The Non-Governmental Organization CyberSafe Foundation has unveiled a three-year cybersecurity resilience initiative, Resilio Africa, aimed at strengthening the capacity of critical institutions across four African countries to tackle rising cyber threats.
Ms Confidence Staveley, Executive Director of the Foundation, announced this at the inauguration of the initiative in Lagos on Wednesday.
Staveley said the project will support 200 Critical Community Institutions in Nigeria, Kenya, Ghana, and South Africa.
She noted that the initiative is designed to protect more than two million people and secure over 15 million public records across the participating countries.
Backed by Google.org, the project will provide free cybersecurity tools, risk assessments, threat intelligence, and incident response support to participating institutions.
According to her, many public and non-profit institutions operate outdated or unpatched systems with limited security budgets and insufficient technical personnel.
She said deeper structural weaknesses—such as poor cyber-risk quantification, limited incident response exercises, and weak business continuity planning—have increased institutional vulnerability.
“The result is that many organizations can detect threats, but fewer can respond quickly, reduce impact, or maintain operations during sustained attacks,” she said.
Staveley said that while awareness of cyber risks is increasing across Africa, decisive action is often constrained by inadequate funding.
“In Africa, we are not lacking in general awareness that we have cyber risk issues.
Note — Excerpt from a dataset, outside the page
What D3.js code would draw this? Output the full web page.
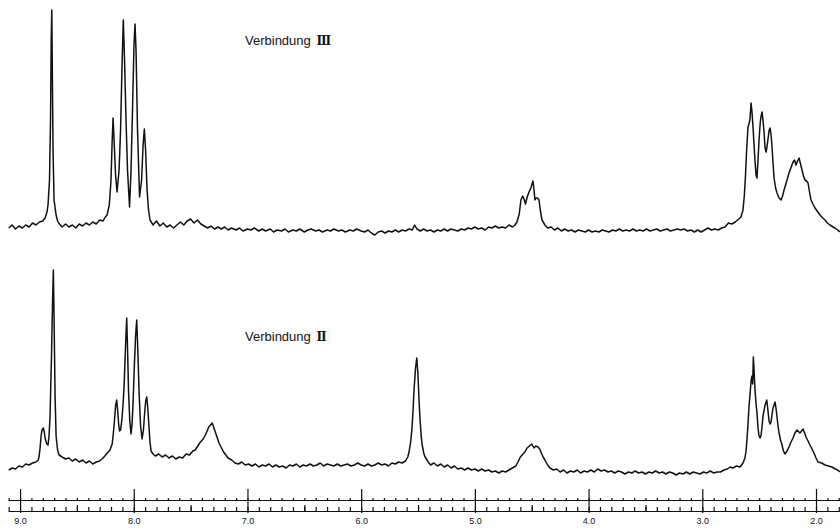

What happens is that the conversation drops off when it gets to the point of taking action,” she said.
The executive director added that financial limitations, rather than lack of willingness alone, are a major barrier to implementing robust cybersecurity measures.
To address this, Resilio Africa will deliver 10,000 hours of free consulting services from cybersecurity experts across the four countries, with the commercial value of the services exceeding one million dollars.
She said the intervention comes amid escalating cyber activity in Sub-Saharan Africa.
Citing a recent threat report, Staveley said the region recorded over 42 million web attacks and 95 million malware-based attacks in the first half of 2025.
She noted that password-stealing malware had risen by more than 60 per cent, while spyware and backdoor tools remain prevalent.
Staveley added that Kenya alone recorded 2.5 billion cyber-threat events in the first quarter of 2025, largely linked to phishing, mobile money fraud, and cloud misconfigurations.
“These are not abstract numbers. They directly affect institutions that people rely on every day,” she said.
She said the initiative aligns with broader efforts by African governments, including Nigeria’s planned cybersecurity framework expected to introduce minimum spending thresholds, mandatory breach reporting timelines, and coordinated response mechanisms.
According to her, strengthening institutional resilience is critical to safeguarding digital transformation gains across the continent.